Q. I need to be ”on-call” for my job at a retail store in the mall where I am an associate. I have to call in two hours before I am scheduled to see if I have to work. I get paid hourly, but I don’t get paid for being on-call. Other people I know do get paid for being on-call. Are there different kinds of on-call or am I being shortchanged?
A. As with many questions dealing with compensation, it depends. To sort out the complexity around your question, I consulted with Todd Bennett, partner at Bennett and Belfort, a boutique employment and business litigation firm in Cambridge.
Wage and hour disputes offer challenges for employers and employees as so many situations sound similar, but have very different outcomes. In this instance Bennett notes, “There are two important factors to consider in determining if an employer must pay an employee for being on-call.”
In Massachusetts, an on-call employee who is not required to be at the work site, is free to use his or her time for his or her own purposes and is not considered to be working while on call is not entitled to be paid. It is important to understand that this is a two part test to determine if on-call time is paid time. If the employee answers “no” to either part of the test, then the employee should be paid her hourly wage.
To answer the first part of the test, ”Is the employee away from the job site while on call?” Sarah Amundson, a JD and associate at Bennett and Belfort explains, ”If the answer is ‘no,’ the employee is not away from the job site, then the employee must be paid.” For example, a delivery person who reads a book, or surfs the internet, while waiting for delivery assignments should be paid his or her regular hourly rate, as should a hospital worker who watches TV while waiting in an on-call room.
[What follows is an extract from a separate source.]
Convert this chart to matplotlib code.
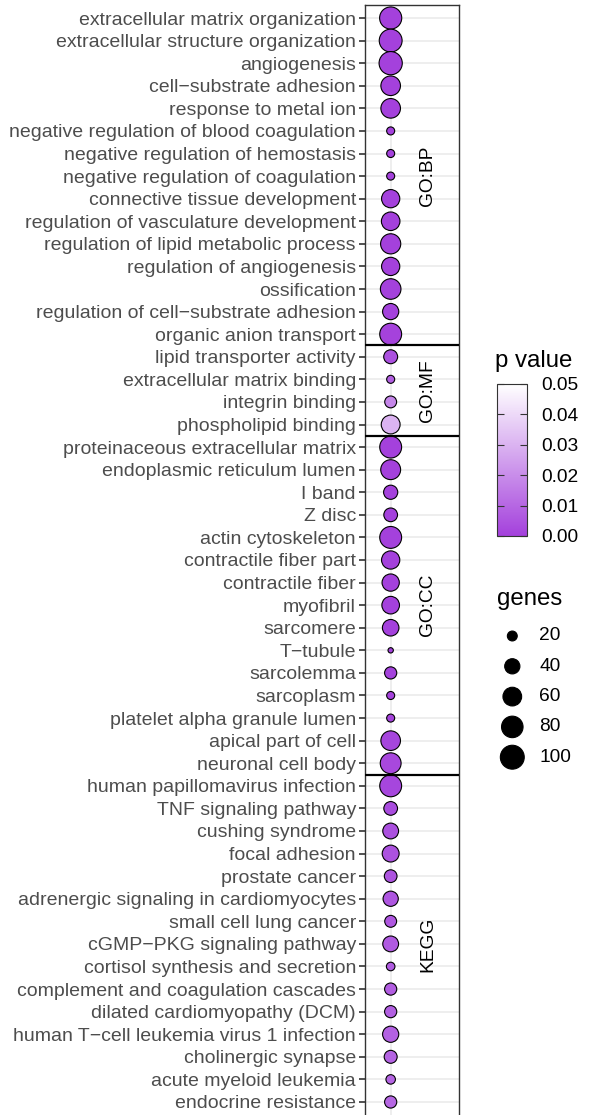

If the employee is away from the job site, then proceed to the second part of the test. “Is the employee effectively free to use her time for her own purposes?” If the answer is ‘no,’ then the employee must be paid. If ‘yes,’ then the employee is not required to be paid.
The two part test can be difficult to apply and there are a number of factors courts will consider. Factors include how often the employee is called on to perform work, the expected time it takes the employee to respond to and from the job assignment, the length of the on-call shift (the longer the shift, the more inconvenient for the worker and the more likely it is that the worker must be paid) and any geographic limitations imposed by the employer.
For example, a building maintenance worker who must be accessible by phone, who receives an average of five calls per on-call shift and must stay within a specified distance of the building in order to respond within 10 minutes, would probably need to be paid for that on-call time.
Based upon the two part test above, your situation as an hourly, retail employee who is required to call in from home two hours before being asked to report to work, would not entitle you to be paid for the on-call time. This is because you are 1.) away from the job site; and 2.) free to use your time for your own purposes while on-call.